Section 6 of the Urban Areas and Cities Act 2019 states that Nairobi is the capital city of Kenya and it shall be governed and managed in the same manner as a county government.
Sub-section 5 of the Act states that the two levels of government shall enter into an agreement regarding the performance of functions and delivery of services by the capital city and the agreement may provide for funding of operations and activities of the capital city, and joint projects to be undertaken by both governments in the capital city, among others.
Under the collaboration, the national government is said to have committed to pump in an estimated Sh2.1 billion in the implementation of select infrastructure projects to be undertaken through agencies such as the Kenya Urban Roads Authority.
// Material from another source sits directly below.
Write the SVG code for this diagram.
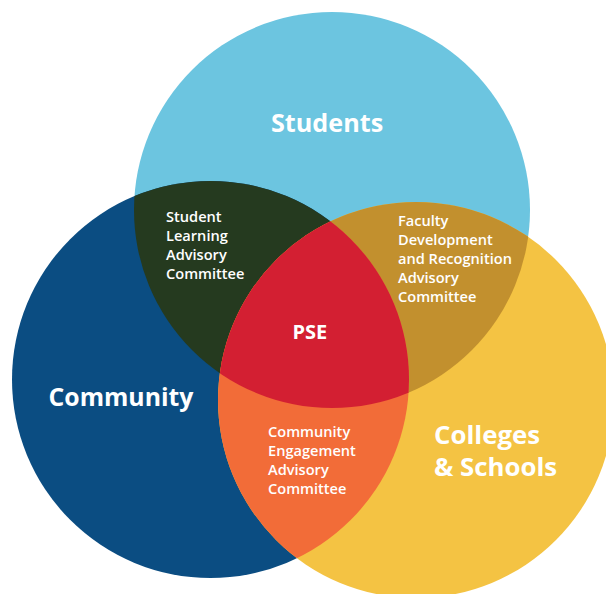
<svg xmlns="http://www.w3.org/2000/svg" width="606" height="594" viewBox="0 0 606 594">
  <defs>
    <clipPath id="clipS"><circle cx="332" cy="210" r="198"/></clipPath>
    <clipPath id="clipC"><circle cx="210.5" cy="379.5" r="198.5"/></clipPath>
    <clipPath id="clipY"><circle cx="416" cy="400" r="198"/></clipPath>
  </defs>
  <style>
    .big { font-family: "Open Sans", "Noto Sans", sans-serif; font-weight: 700; fill: #ffffff; }
    .small { font-family: "Open Sans", "Noto Sans", sans-serif; font-weight: 600; font-size: 14.6px; fill: #ffffff; }
  </style>
  <rect width="606" height="594" fill="#ffffff"/>

  <g id="students">
    <circle cx="332" cy="210" r="198" fill="#6CC5E0"/>
  </g>
  <g id="community">
    <circle cx="210.5" cy="379.5" r="198.5" fill="#0B4D82"/>
  </g>
  <g id="colleges">
    <circle cx="416" cy="400" r="198" fill="#F4C343"/>
  </g>

  <g id="student-learning">
    <circle cx="210.5" cy="379.5" r="198.5" fill="#253A1F" clip-path="url(#clipS)"/>
  </g>
  <g id="faculty-development">
    <circle cx="416" cy="400" r="198" fill="#C2902E" clip-path="url(#clipS)"/>
  </g>
  <g id="community-engagement">
    <circle cx="416" cy="400" r="198" fill="#F26C38" clip-path="url(#clipC)"/>
  </g>
  <g id="pse">
    <g clip-path="url(#clipS)">
      <circle cx="416" cy="400" r="198" fill="#D31F32" clip-path="url(#clipC)"/>
    </g>
  </g>

  <g id="labels">
    <text class="big" x="271" y="132.3" font-size="25.2">Students</text>
    <text class="big" x="48.5" y="406" font-size="24.8">Community</text>
    <text class="big" font-size="25.8"><tspan x="434" y="444.3">Colleges</tspan><tspan x="434" y="476">&amp; Schools</tspan></text>
    <text class="big" x="292.5" y="338.7" font-size="20">PSE</text>

    <text class="small"><tspan x="166" y="222.3">Student</tspan><tspan x="166" y="241.3">Learning</tspan><tspan x="166" y="260.3">Advisory</tspan><tspan x="166" y="279.3">Committee</tspan></text>

    <text class="small"><tspan x="398" y="225.7">Faculty</tspan><tspan x="398" y="245">Development</tspan><tspan x="398" y="264">and Recognition</tspan><tspan x="398" y="283.3">Advisory</tspan><tspan x="398" y="301.7">Committee</tspan></text>

    <text class="small"><tspan x="268" y="437.3">Community</tspan><tspan x="268" y="456">Engagement</tspan><tspan x="268" y="475">Advisory</tspan><tspan x="268" y="494">Committee</tspan></text>
  </g>
</svg>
The county will, however, continue constructing, rehabilitating, and maintaining urban roads alongside national interventions.
On water and sewer infrastructure, national agencies — particularly the Athi Water Works Development Agency (AWWDA) — are expected to spearhead large-scale, long-term supply projects such as the construction of a new dam in Maragua, advancement of the Northern Collector II Tunnel, and expansion of trunk sewer lines.
The meeting further resolved that unfinished roads, sewerage, and lighting projects initiated under the defunct NMS will be completed under the supervision of the AWWDA as the contracting authority.
The initiatives are designed to secure water sustainability and sanitation resilience for a rapidly expanding metropolis whose needs extend beyond county-level financing capacity.
On public lighting, nationally-funded road projects will incorporate street lighting as a contractual requirement, with the national government settling public lighting electricity bills.
In the environment and waste management sector, Nairobi County has already contracted a firm to deliver consolidated services spanning collection, transportation, recycling, and value addition.
Long term plans include the establishment of material recovery centres within residential areas to support aggregation and sorting, as well as longer-term ambitions to convert waste into power and fertiliser.